I'm going to be honest, this book not only messed with my sleep, I had one hell of a nightmare last night, and I woke up to thinking there was a stranger in the room with me. I had to get up and turn on some lights and walk around a bit before I could calm my heart. As a devoted reader and writer, I can not HELP but recommend this compelling read, but as a woman, I can not help but caution female readers that there are nightmarish aspects to this story. It's a tricky one.


How wrong were we about this book. How wrong... ahah I'm glad you enjoyed your introduction to Portuguese literature.

What a fabulous comment. Thank you. Yes, we do want to write books this memorable, don't we?
I would love to see you reading this. Just go into it knowing he does not obey the rules when it comes to punctuation. There is very little proper punctuation and nothing to distinguish dialogue between speakers. Beyond that, I think you're a fantastic reader for this one.

I’m just finishing up my third Saramago and I just ordered two more yesterday. He is a very powerful writer. And I have read the sequel!


Here's a picture of the doctor's wife:
"
I love Sarah Connor as much as I love Ellen Ripley.

"In a blinding blast?" Nice!
Yes, people being filmed on camera and people thinking they can't be seen both tend to provoke undesirable behavior in humans. Personally, I'm ready to be a prepper!

You know me. . . snarling at every movie made from a book! I am tempted by Julianne Moore, though, since she's good in just about everything she's in. Is it set in the U.S.?

I had several books imposed on me in college that I could not stand, Moby Dick and The Scarlet Letter being two of the worst. I have long felt like I should give them a second chance. The grown-up goddess that is you might have a whole new experience with this story and the badass "the doctor's wife!"


You made me smile! I will admit, I had one other time when I thought of myself as the Count of Monte Cristo--when I reviewed The Glass Castle. But I've never wanted revenge more than I did here.
Please share your experience with this one, if you read it!

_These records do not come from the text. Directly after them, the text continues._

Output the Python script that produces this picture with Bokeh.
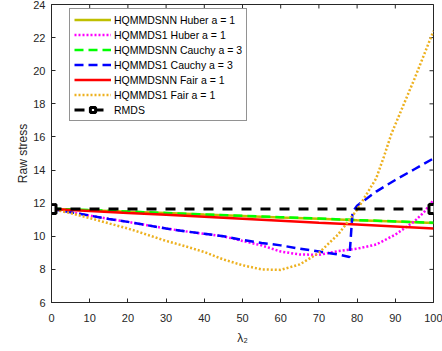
import math
from bokeh.plotting import figure
from bokeh.models import Range1d, FixedTicker, Legend, LegendItem
from bokeh.embed import file_html
from bokeh.resources import INLINE

# ---- data ----
x_snn = [0, 10, 20, 30, 40, 50, 60, 70, 80, 90, 100]
huber_snn = [11.65, 11.57, 11.48, 11.40, 11.31, 11.23, 11.14, 11.06, 10.97, 10.89, 10.80]
cauchy_snn = [11.66, 11.58, 11.49, 11.41, 11.32, 11.24, 11.15, 11.07, 10.98, 10.90, 10.82]
fair_snn = [11.65, 11.53, 11.41, 11.30, 11.18, 11.06, 10.94, 10.82, 10.71, 10.59, 10.47]

x_huber1 = [0, 5, 10, 15, 20, 25, 30, 35, 40, 45, 50, 55, 60, 65, 70, 75, 80, 85, 90, 95, 97.5, 100]
huber_s1 = [11.65, 11.45, 11.25, 11.05, 10.87, 10.67, 10.47, 10.3, 10.15, 10.0, 9.72, 9.45,
            9.08, 8.9, 8.88, 9.1, 9.25, 9.5, 10.1, 10.9, 11.45, 12.2]

x_cauchy1 = [0, 5, 10, 15, 20, 25, 30, 35, 40, 45, 50, 55, 60, 65, 70, 75, 78, 78.8, 80, 85, 90, 95, 100]
cauchy_s1 = [11.65, 11.45, 11.25, 11.05, 10.87, 10.67, 10.47, 10.3, 10.15, 10.0, 9.78, 9.6,
             9.45, 9.25, 9.08, 8.9, 8.75, 11.45, 11.85, 12.7, 13.4, 14.05, 14.7]

x_fair1 = [0, 5, 10, 15, 20, 25, 30, 35, 40, 45, 50, 55, 60, 65, 70, 75, 80, 85, 87, 89, 95, 100]
fair_s1 = [11.65, 11.4, 11.1, 10.78, 10.47, 10.1, 9.72, 9.4, 9.05, 8.6, 8.25, 8.0, 7.97, 8.3,
           9.0, 10.1, 11.6, 13.5, 14.8, 16.2, 19.5, 22.4]

x_rmds = [0, 100]
rmds = [11.65, 11.65]

x_ticks = [0, 10, 20, 30, 40, 50, 60, 70, 80, 90, 100]
y_ticks = [6, 8, 10, 12, 14, 16, 18, 20, 22, 24]
X_MAX = 100
Y_MAX = 24

FONT = "Liberation Sans"
AX = "#262626"

p = figure(width=442, height=351, output_backend="svg", toolbar_location=None,
           x_range=Range1d(0, X_MAX), y_range=Range1d(6, Y_MAX),
           min_border_left=51, min_border_right=9, min_border_top=4, min_border_bottom=49)
p.background_fill_color = "white"
p.border_fill_color = "white"
p.outline_line_color = AX
p.outline_line_width = 1
p.xgrid.visible = False
p.ygrid.visible = False

p.xaxis.ticker = FixedTicker(ticks=x_ticks)
p.yaxis.ticker = FixedTicker(ticks=y_ticks)
for ax in (p.xaxis[0], p.yaxis[0]):
    ax.axis_line_color = AX
    ax.major_tick_line_color = AX
    ax.major_tick_in = 4
    ax.major_tick_out = 0
    ax.minor_tick_line_color = None
    ax.major_label_text_font = FONT
    ax.major_label_text_font_size = "11px"
    ax.major_label_text_color = AX
    ax.axis_label_text_font = FONT
    ax.axis_label_text_font_style = "normal"
    ax.axis_label_text_font_size = "12px"
    ax.axis_label_text_color = AX
p.xaxis.major_label_standoff = 11
p.yaxis.major_label_standoff = 6
p.xaxis.axis_label = "λ₂"
p.yaxis.axis_label = "Raw stress"
p.xaxis.axis_label_standoff = 6
p.yaxis.axis_label_standoff = 0

# inward ticks on the right and top edges of the box (clipped to the frame)
p.scatter([X_MAX] * len(y_ticks), y_ticks, marker="dash", size=8, line_color=AX, line_width=1)
p.scatter(x_ticks, [Y_MAX] * len(x_ticks), marker="dash", angle=math.pi / 2, size=8,
          line_color=AX, line_width=1)

r1 = p.line(x_snn, huber_snn, line_color="#bfbf00", line_width=2.5)
r2 = p.line(x_huber1, huber_s1, line_color="#ff00ff", line_width=2.5, line_dash="2 2")
r3 = p.line(x_snn, cauchy_snn, line_color="#00ff00", line_width=2.5, line_dash="9 5")
r4 = p.line(x_cauchy1, cauchy_s1, line_color="#0000ff", line_width=2.5, line_dash="9 5")
r5 = p.line(x_snn, fair_snn, line_color="#ff0000", line_width=2.5)
r6 = p.line(x_fair1, fair_s1, line_color="#edb120", line_width=2.5, line_dash="2 2")
r7 = p.line(x_rmds, rmds, line_color="black", line_width=3, line_dash="10 9")
r7m = p.scatter(x_rmds, rmds, marker="square", size=9, line_color="black", line_width=3,
                fill_color="white")

legend = Legend(items=[
    LegendItem(label="HQMMDSNN Huber a = 1", renderers=[r1]),
    LegendItem(label="HQMMDS1 Huber a = 1", renderers=[r2]),
    LegendItem(label="HQMMDSNN Cauchy a = 3", renderers=[r3]),
    LegendItem(label="HQMMDS1 Cauchy a = 3", renderers=[r4]),
    LegendItem(label="HQMMDSNN Fair a = 1", renderers=[r5]),
    LegendItem(label="HQMMDS1 Fair a = 1", renderers=[r6]),
    LegendItem(label="RMDS", renderers=[r7, r7m]),
], location=(18, 181))
legend.label_text_font = FONT
legend.label_text_font_size = "10.5px"
legend.label_text_color = "black"
legend.label_height = 13
legend.glyph_height = 13
legend.glyph_width = 37
legend.label_standoff = 3
legend.spacing = 2
legend.padding = 4
legend.margin = 0
legend.border_line_color = AX
legend.border_line_width = 1
legend.background_fill_alpha = 1
p.add_layout(legend, "center")

open("out.html", "w").write(file_html(p, INLINE))
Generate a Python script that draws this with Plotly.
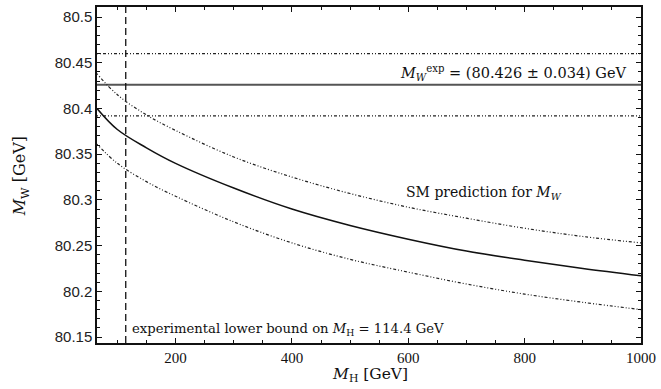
import plotly.graph_objects as go

# Higgs mass grid (GeV) and SM prediction for M_W (GeV)
m_higgs = [65, 100, 150, 200, 300, 400, 500, 600, 700, 800, 900, 1000]
mw_central = [80.400, 80.377, 80.357, 80.340, 80.313, 80.290, 80.272, 80.257, 80.244, 80.234, 80.225, 80.217]
mw_upper = [80.438, 80.415, 80.393, 80.376, 80.347, 80.325, 80.307, 80.292, 80.280, 80.269, 80.260, 80.253]
mw_lower = [80.361, 80.340, 80.320, 80.304, 80.276, 80.253, 80.235, 80.221, 80.208, 80.197, 80.188, 80.180]

mw_exp = 80.426
mw_exp_err = 0.034
mh_bound = 114.4

x_range = [65, 1000]
y_range = [80.1435, 80.511]
x_ticks = [200, 400, 600, 800, 1000]
y_ticks = [80.15, 80.2, 80.25, 80.3, 80.35, 80.4, 80.45, 80.5]
y_tick_text = ["80.15", "80.2", "80.25", "80.3", "80.35", "80.4", "80.45", "80.5"]

dotted = "1px,2px,1px,2px,3px,2px"
fig = go.Figure()

# experimental band
fig.add_trace(go.Scatter(x=x_range, y=[mw_exp, mw_exp], mode="lines",
                         line=dict(color="#555555", width=2), showlegend=False))
for yv in [mw_exp + mw_exp_err, mw_exp - mw_exp_err]:
    fig.add_trace(go.Scatter(x=x_range, y=[yv, yv], mode="lines",
                             line=dict(color="#222222", width=1.2, dash=dotted),
                             showlegend=False))

# SM prediction
fig.add_trace(go.Scatter(x=m_higgs, y=mw_upper, mode="lines",
                         line=dict(color="#222222", width=1.2, dash=dotted, shape="spline"),
                         showlegend=False))
fig.add_trace(go.Scatter(x=m_higgs, y=mw_lower, mode="lines",
                         line=dict(color="#222222", width=1.2, dash=dotted, shape="spline"),
                         showlegend=False))
fig.add_trace(go.Scatter(x=m_higgs, y=mw_central, mode="lines",
                         line=dict(color="#111111", width=1.5, shape="spline"),
                         showlegend=False))

# lower bound on M_H
fig.add_trace(go.Scatter(x=[mh_bound, mh_bound], y=y_range, mode="lines",
                         line=dict(color="#111111", width=1.3, dash="7px,4px"),
                         showlegend=False))

serif = "DejaVu Serif, Liberation Serif, serif"
fig.add_annotation(x=980, y=mw_exp, xanchor="right", yanchor="bottom", showarrow=False,
                   text="<i>M</i><sub><i>W</i></sub><sup>exp</sup> = (80.426 ± 0.034) GeV",
                   font=dict(family=serif, size=14.5, color="#111"))
fig.add_annotation(x=730, y=80.308, xanchor="center", yanchor="middle", showarrow=False,
                   text="SM prediction for <i>M</i><sub><i>W</i></sub>",
                   font=dict(family=serif, size=14, color="#111"))
fig.add_annotation(x=122, y=80.158, xanchor="left", yanchor="middle", showarrow=False,
                   text="experimental lower bound on <i>M</i><sub>H</sub> = 114.4 GeV",
                   font=dict(family=serif, size=13.2, color="#111"))

# axis titles
fig.add_annotation(xref="paper", yref="paper", x=0.501, y=-0.095, xanchor="center", yanchor="middle",
                   showarrow=False, text="<i>M</i><sub>H</sub> [GeV]",
                   font=dict(family=serif, size=15.5, color="#111"))
fig.add_annotation(xref="paper", yref="paper", x=-0.141, y=0.497, xanchor="center", yanchor="middle",
                   showarrow=False, textangle=-90, text="<i>M</i><sub>W</sub> [GeV]",
                   font=dict(family=serif, size=16, color="#111"))

fig.update_xaxes(range=x_range, tickvals=x_ticks, ticks="inside", ticklen=5, tickcolor="#111",
                 showline=True, linecolor="#111", linewidth=1.5, mirror="allticks",
                 showgrid=False, zeroline=False,
                 minor=dict(dtick=50, tick0=0, ticks="inside", ticklen=3, tickcolor="#111"),
                 tickfont=dict(family="Liberation Serif, serif", size=15, color="#111"))
fig.update_yaxes(range=y_range, tickvals=y_ticks, ticktext=y_tick_text, ticks="inside", ticklen=5,
                 tickcolor="#111", showline=True, linecolor="#111", linewidth=1.5, mirror="allticks",
                 showgrid=False, zeroline=False,
                 minor=dict(dtick=0.01, tick0=80.0, ticks="inside", ticklen=3, tickcolor="#111"),
                 tickfont=dict(family="Liberation Sans, Arial, sans-serif", size=15, color="#222"))

fig.update_layout(width=661, height=389, plot_bgcolor="white", paper_bgcolor="white",
                  margin=dict(l=97, r=19, t=5, b=46), showlegend=False)

fig.write_html("out.html", config={"displayModeBar": False},
               post_script="document.body.style.margin='0';document.body.style.overflow='hidden';")
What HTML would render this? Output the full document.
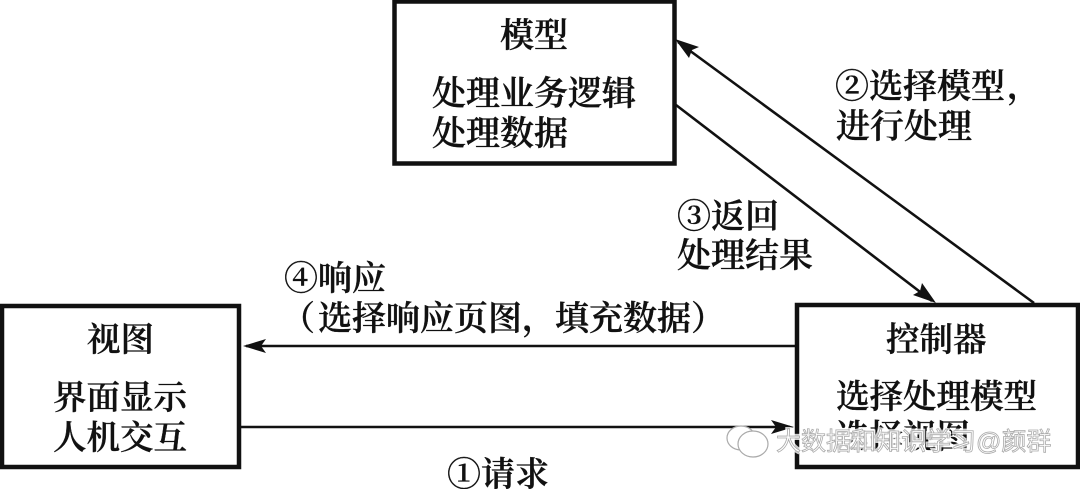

Which novels by Saramago have you read and which one is your favorite?"
Hi Julie, cool thread you have going here. I read Seeing first, then The Year Of The Death Of Ricardo Reis, and now I’m on the home stretch with The Cave. Since I haven’t finish it’s hard to rate. I thought Seeing was excellent. I have Death With Interruptions and The Gospel According To Jesus Christ on order. I have a guide assisting me with my selections. I think Saramago is great! 🙂

Joe Valdez has a real thing for Ripley, and I'm honestly surprised he hasn't posted a photo on here yet. It must have been a busy day at the office!
Linda Hamilton as Sarah Connor is just about the best movie heroine that has ever happened to me. What a beautiful badass lady. Inspiring!

It has been but also, I need to read the book before sharing my model for the Doctor's Wife.
But since you insist, here is Space Trucker.


It has been but also, I need to ..."
Oh, Ellen, I love you!!! <3


Yes, the story will grip you and tear you apart, even with the absence of punctuation and the inability at times to determine the speaker.
(You will also want to place your children in a tower and dig a moat around it).

Thank you. I understand the desire to pass on the horrors of this one. Perhaps a different Saramago novel will work? It's the only one I've read so far, so I can't make a recommendation, but they can't all be this violent and disturbing, can they??

I appreciate this info. I think your status updates for The Cave have captured my attention and I think that may be my next choice after Seeing.